EXERCISE: Make an exact transcription of the material, leaving out all images.

DATA SECTION:
# # # # # # #

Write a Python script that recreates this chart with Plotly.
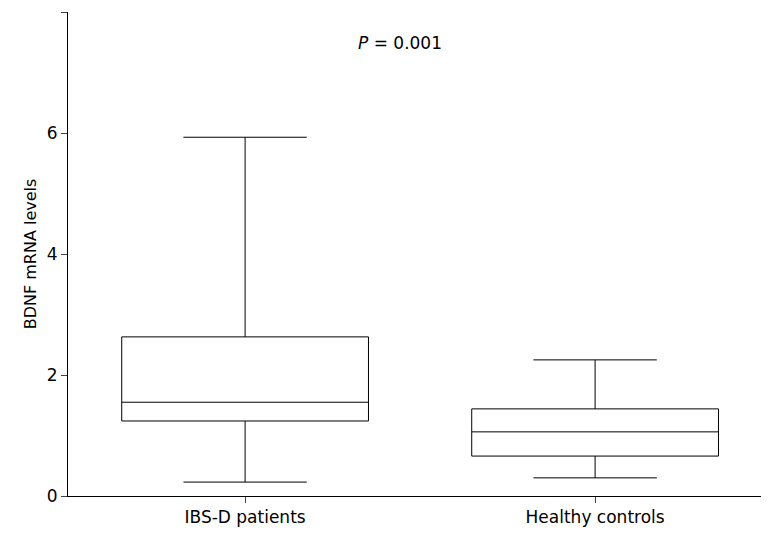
import plotly.graph_objects as go

groups = ["IBS-D patients", "Healthy controls"]
positions = [0, 1]
lower = [0.23, 0.30]
q1 = [1.24, 0.66]
median = [1.55, 1.06]
q3 = [2.63, 1.44]
upper = [5.93, 2.25]
yticks = [0, 2, 4, 6, 8]

fig = go.Figure()
for i in range(2):
    fig.add_trace(go.Box(
        x=[positions[i]], q1=[q1[i]], median=[median[i]], q3=[q3[i]],
        lowerfence=[lower[i]], upperfence=[upper[i]],
        width=0.705, whiskerwidth=0.5, fillcolor="white",
        line=dict(color="black", width=1), showlegend=False, hoverinfo="skip"))

font = dict(family="DejaVu Sans", size=17, color="black")
fig.update_layout(
    width=769, height=541, plot_bgcolor="white", paper_bgcolor="white",
    margin=dict(l=60, r=9, t=4, b=53), font=font,
    xaxis=dict(range=[-0.506, 1.494], tickvals=positions, ticktext=groups,
               showline=True, linecolor="black", ticks="outside", ticklen=6,
               showgrid=False, zeroline=False, automargin=False),
    yaxis=dict(range=[0, 8], tickvals=yticks, showline=True, linecolor="black",
               ticks="outside", ticklen=6, showgrid=False, zeroline=False,
               automargin=False,
               title=dict(text="BDNF mRNA levels", standoff=6, font=dict(size=16))),
)
fig.add_annotation(x=0.443, y=7.49, text="<i>P</i> = 0.001", showarrow=False,
                   font=font)
fig.write_html("out.html")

# # # # # # #

SOLVED EXERCISE:
Write a Python script that recreates this chart with Plotly.
import plotly.graph_objects as go

groups = ["IBS-D patients", "Healthy controls"]
positions = [0, 1]
lower = [0.23, 0.30]
q1 = [1.24, 0.66]
median = [1.55, 1.06]
q3 = [2.63, 1.44]
upper = [5.93, 2.25]
yticks = [0, 2, 4, 6, 8]

fig = go.Figure()
for i in range(2):
    fig.add_trace(go.Box(
        x=[positions[i]], q1=[q1[i]], median=[median[i]], q3=[q3[i]],
        lowerfence=[lower[i]], upperfence=[upper[i]],
        width=0.705, whiskerwidth=0.5, fillcolor="white",
        line=dict(color="black", width=1), showlegend=False, hoverinfo="skip"))

font = dict(family="DejaVu Sans", size=17, color="black")
fig.update_layout(
    width=769, height=541, plot_bgcolor="white", paper_bgcolor="white",
    margin=dict(l=60, r=9, t=4, b=53), font=font,
    xaxis=dict(range=[-0.506, 1.494], tickvals=positions, ticktext=groups,
               showline=True, linecolor="black", ticks="outside", ticklen=6,
               showgrid=False, zeroline=False, automargin=False),
    yaxis=dict(range=[0, 8], tickvals=yticks, showline=True, linecolor="black",
               ticks="outside", ticklen=6, showgrid=False, zeroline=False,
               automargin=False,
               title=dict(text="BDNF mRNA levels", standoff=6, font=dict(size=16))),
)
fig.add_annotation(x=0.443, y=7.49, text="<i>P</i> = 0.001", showarrow=False,
                   font=font)
fig.write_html("out.html")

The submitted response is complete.